■ **Written exercise**
Your copy should be exact, beginning at the line containing "Emit a LaTeX" and ending at the line containing "(5.463,-3.91) rectangle (94.57,30.66);", with both lines kept and every picture dropped.

■ **Record list**
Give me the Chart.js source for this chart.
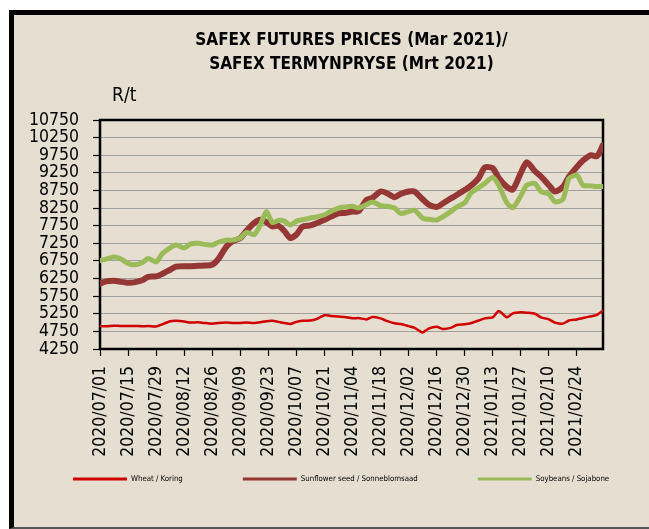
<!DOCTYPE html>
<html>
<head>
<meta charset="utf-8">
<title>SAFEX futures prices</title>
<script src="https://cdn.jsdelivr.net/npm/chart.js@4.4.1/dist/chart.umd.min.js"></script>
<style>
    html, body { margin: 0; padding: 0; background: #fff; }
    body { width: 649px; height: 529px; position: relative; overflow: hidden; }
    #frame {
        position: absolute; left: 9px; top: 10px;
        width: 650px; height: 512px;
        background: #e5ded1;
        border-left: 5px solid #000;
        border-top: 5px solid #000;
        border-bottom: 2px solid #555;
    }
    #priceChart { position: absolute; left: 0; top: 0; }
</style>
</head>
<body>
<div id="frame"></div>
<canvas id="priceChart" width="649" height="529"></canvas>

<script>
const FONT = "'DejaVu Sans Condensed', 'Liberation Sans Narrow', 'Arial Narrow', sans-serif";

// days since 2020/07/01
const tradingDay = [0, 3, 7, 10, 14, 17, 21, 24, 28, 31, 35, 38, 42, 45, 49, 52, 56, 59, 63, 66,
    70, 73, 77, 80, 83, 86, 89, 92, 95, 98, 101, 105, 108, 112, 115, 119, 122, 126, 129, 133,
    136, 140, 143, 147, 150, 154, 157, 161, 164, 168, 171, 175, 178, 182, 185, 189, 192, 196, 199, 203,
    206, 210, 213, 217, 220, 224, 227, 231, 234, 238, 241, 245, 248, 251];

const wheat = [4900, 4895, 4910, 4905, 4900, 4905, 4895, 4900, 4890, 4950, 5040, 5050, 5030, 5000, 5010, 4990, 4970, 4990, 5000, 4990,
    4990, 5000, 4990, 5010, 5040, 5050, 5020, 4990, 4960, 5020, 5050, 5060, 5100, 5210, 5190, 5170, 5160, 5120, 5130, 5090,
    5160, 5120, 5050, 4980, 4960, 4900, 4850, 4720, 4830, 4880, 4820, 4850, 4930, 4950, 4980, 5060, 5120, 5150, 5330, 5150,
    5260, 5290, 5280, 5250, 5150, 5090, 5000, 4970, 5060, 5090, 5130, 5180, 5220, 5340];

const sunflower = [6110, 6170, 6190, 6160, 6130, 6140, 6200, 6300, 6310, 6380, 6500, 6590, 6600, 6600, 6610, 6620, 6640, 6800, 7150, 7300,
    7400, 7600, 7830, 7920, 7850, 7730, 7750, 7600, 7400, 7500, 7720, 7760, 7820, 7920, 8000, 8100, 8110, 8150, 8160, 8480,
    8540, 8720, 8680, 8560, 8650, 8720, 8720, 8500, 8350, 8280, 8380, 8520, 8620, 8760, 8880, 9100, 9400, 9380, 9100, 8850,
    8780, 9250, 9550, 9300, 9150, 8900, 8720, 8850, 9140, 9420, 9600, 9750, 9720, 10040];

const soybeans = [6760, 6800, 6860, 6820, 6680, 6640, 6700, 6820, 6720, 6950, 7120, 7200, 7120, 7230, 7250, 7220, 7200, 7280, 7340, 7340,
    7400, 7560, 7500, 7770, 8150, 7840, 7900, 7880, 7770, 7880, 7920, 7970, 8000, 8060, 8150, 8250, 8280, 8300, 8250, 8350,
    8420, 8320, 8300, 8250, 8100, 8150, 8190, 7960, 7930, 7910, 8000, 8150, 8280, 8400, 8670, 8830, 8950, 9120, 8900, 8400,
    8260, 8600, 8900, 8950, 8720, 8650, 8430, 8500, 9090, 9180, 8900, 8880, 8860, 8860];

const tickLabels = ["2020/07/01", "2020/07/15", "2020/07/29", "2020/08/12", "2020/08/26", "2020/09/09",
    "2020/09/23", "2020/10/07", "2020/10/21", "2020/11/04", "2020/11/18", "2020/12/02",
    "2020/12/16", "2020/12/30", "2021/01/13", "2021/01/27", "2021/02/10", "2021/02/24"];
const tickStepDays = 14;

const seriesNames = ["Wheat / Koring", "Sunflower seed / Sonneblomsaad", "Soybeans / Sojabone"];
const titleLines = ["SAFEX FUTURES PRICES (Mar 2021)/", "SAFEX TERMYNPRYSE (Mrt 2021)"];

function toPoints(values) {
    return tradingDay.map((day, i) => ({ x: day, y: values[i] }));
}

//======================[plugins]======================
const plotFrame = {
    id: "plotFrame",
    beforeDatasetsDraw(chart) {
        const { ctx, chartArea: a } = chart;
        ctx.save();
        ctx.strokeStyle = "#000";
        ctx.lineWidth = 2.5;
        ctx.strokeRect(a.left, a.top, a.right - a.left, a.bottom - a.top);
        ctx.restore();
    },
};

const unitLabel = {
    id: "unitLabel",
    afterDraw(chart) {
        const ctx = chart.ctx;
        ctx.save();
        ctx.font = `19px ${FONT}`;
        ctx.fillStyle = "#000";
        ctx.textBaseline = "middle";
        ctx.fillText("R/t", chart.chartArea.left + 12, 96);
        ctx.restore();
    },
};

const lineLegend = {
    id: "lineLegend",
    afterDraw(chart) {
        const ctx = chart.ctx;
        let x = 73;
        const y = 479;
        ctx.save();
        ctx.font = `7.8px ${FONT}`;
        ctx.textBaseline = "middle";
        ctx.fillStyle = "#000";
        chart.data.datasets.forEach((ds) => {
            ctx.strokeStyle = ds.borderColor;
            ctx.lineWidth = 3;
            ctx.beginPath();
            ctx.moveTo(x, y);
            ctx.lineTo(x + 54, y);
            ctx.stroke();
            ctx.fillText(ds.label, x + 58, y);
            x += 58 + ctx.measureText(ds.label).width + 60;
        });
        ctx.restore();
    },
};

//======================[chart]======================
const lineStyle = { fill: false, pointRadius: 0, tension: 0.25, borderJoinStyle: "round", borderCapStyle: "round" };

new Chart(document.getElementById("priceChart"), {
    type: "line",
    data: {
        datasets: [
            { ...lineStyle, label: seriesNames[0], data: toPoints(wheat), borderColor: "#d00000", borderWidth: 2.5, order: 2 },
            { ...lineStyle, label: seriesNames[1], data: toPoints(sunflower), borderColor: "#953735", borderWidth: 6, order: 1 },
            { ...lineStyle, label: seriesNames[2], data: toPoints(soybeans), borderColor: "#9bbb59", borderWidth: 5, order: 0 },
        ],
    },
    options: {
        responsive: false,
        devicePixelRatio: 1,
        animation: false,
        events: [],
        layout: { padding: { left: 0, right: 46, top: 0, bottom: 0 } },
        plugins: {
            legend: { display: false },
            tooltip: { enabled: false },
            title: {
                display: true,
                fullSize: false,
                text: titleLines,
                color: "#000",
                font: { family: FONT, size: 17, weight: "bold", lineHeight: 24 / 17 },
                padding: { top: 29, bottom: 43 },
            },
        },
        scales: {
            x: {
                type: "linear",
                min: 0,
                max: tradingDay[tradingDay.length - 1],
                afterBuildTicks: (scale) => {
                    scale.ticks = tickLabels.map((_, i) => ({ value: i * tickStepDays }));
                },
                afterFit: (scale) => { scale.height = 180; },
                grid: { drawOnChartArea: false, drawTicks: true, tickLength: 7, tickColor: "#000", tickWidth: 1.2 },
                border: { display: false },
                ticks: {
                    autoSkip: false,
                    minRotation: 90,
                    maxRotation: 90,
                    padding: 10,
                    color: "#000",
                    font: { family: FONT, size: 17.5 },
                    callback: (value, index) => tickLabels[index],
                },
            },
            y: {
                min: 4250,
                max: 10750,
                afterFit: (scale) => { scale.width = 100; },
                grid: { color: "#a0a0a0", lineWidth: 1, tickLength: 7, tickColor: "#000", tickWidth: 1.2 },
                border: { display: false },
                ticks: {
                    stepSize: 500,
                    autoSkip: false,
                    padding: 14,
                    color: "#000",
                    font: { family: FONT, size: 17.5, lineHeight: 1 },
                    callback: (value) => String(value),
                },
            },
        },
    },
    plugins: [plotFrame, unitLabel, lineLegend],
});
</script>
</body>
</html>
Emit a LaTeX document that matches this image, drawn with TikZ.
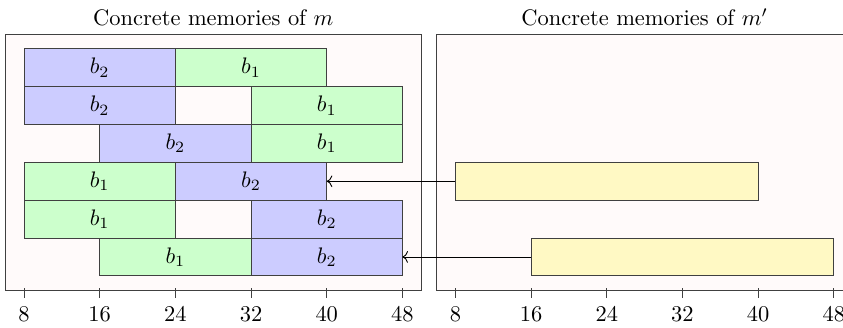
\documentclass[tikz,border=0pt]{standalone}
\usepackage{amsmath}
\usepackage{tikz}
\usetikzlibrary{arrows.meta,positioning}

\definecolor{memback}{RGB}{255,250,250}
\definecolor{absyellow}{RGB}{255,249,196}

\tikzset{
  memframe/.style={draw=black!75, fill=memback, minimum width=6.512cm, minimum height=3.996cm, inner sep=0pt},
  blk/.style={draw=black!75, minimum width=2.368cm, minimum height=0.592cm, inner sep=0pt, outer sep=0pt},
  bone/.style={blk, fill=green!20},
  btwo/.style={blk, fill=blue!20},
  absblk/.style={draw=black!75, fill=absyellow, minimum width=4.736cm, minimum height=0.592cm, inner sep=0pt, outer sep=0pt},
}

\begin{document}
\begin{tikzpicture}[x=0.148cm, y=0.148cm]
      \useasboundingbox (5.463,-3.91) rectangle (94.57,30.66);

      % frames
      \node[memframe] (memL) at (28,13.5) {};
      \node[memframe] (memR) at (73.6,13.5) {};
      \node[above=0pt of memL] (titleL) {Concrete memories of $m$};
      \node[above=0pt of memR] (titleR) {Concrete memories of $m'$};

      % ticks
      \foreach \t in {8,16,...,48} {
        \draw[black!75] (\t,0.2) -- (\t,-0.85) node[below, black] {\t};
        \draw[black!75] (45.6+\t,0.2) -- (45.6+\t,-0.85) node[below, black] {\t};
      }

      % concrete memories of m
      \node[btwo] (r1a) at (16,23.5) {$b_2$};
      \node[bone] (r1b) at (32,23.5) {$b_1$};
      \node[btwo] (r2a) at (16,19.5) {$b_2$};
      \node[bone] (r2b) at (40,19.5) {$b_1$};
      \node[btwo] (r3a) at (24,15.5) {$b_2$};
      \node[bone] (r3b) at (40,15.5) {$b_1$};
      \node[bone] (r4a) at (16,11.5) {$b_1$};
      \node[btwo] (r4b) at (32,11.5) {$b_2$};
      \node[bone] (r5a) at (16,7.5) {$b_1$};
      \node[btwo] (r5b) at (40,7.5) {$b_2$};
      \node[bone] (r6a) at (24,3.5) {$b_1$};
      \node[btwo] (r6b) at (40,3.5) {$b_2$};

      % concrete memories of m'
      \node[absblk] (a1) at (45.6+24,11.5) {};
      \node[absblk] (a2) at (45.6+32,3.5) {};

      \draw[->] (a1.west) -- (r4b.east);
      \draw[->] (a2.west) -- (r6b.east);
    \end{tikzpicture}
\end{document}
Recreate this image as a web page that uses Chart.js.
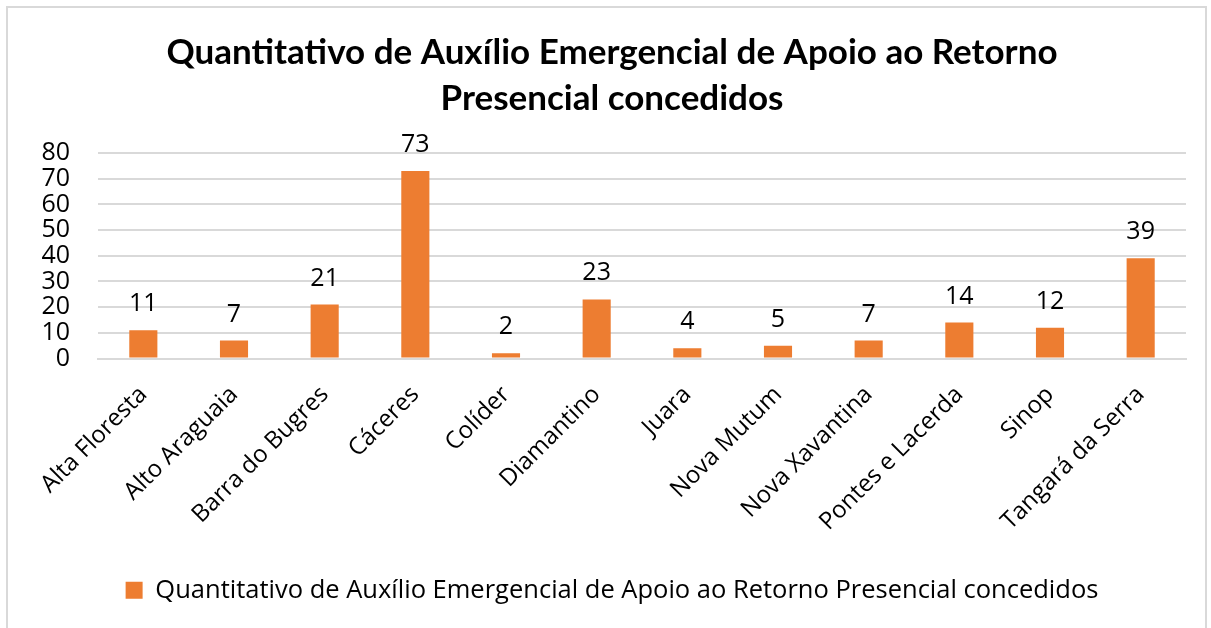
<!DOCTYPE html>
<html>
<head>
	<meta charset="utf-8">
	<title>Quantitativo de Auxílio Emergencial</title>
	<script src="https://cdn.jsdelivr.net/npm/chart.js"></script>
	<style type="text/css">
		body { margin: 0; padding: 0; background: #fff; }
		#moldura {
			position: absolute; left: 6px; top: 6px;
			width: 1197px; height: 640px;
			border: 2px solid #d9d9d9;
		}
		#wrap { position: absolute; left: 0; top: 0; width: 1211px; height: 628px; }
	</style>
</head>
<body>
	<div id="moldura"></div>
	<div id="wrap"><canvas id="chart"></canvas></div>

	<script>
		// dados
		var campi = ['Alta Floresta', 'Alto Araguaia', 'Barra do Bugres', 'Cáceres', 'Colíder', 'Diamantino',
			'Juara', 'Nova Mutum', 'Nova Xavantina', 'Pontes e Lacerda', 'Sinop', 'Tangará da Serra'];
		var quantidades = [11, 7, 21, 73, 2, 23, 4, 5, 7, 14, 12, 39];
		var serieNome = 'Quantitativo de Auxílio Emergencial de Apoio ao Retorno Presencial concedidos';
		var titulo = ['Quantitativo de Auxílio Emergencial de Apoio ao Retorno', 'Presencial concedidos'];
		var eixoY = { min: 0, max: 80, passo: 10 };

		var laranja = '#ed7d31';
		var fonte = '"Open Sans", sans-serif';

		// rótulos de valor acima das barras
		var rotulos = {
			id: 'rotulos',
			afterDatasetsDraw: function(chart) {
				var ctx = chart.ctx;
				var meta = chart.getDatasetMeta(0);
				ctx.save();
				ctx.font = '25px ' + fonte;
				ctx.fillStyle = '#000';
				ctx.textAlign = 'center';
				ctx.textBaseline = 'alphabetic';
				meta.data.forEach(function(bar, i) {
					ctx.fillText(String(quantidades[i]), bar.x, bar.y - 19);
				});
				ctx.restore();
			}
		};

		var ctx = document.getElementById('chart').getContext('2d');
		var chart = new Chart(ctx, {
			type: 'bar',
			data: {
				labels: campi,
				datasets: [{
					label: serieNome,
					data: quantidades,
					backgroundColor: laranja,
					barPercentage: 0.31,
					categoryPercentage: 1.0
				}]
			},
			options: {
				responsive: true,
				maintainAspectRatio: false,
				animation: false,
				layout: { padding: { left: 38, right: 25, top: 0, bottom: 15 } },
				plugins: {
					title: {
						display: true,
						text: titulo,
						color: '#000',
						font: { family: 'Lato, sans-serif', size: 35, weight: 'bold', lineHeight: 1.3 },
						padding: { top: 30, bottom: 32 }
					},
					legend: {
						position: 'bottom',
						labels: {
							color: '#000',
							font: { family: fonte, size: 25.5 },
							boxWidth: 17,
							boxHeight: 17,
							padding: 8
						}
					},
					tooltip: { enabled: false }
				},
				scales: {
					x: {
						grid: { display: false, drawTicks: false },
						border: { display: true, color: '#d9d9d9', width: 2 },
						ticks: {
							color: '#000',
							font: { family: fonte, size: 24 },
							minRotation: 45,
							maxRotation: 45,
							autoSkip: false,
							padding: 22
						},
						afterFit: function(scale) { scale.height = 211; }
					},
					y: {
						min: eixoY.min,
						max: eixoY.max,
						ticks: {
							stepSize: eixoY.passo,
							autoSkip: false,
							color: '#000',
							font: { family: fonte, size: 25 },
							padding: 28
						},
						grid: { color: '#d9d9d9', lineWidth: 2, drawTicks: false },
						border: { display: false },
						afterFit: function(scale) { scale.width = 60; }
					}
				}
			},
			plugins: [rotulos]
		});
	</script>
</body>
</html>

■ **Response to the exercise**
Emit a LaTeX document that matches this image, drawn with TikZ.
\documentclass[tikz,border=0pt]{standalone}
\usepackage{amsmath}
\usepackage{tikz}
\usetikzlibrary{arrows.meta,positioning}

\definecolor{memback}{RGB}{255,250,250}
\definecolor{absyellow}{RGB}{255,249,196}

\tikzset{
  memframe/.style={draw=black!75, fill=memback, minimum width=6.512cm, minimum height=3.996cm, inner sep=0pt},
  blk/.style={draw=black!75, minimum width=2.368cm, minimum height=0.592cm, inner sep=0pt, outer sep=0pt},
  bone/.style={blk, fill=green!20},
  btwo/.style={blk, fill=blue!20},
  absblk/.style={draw=black!75, fill=absyellow, minimum width=4.736cm, minimum height=0.592cm, inner sep=0pt, outer sep=0pt},
}

\begin{document}
\begin{tikzpicture}[x=0.148cm, y=0.148cm]
      \useasboundingbox (5.463,-3.91) rectangle (94.57,30.66);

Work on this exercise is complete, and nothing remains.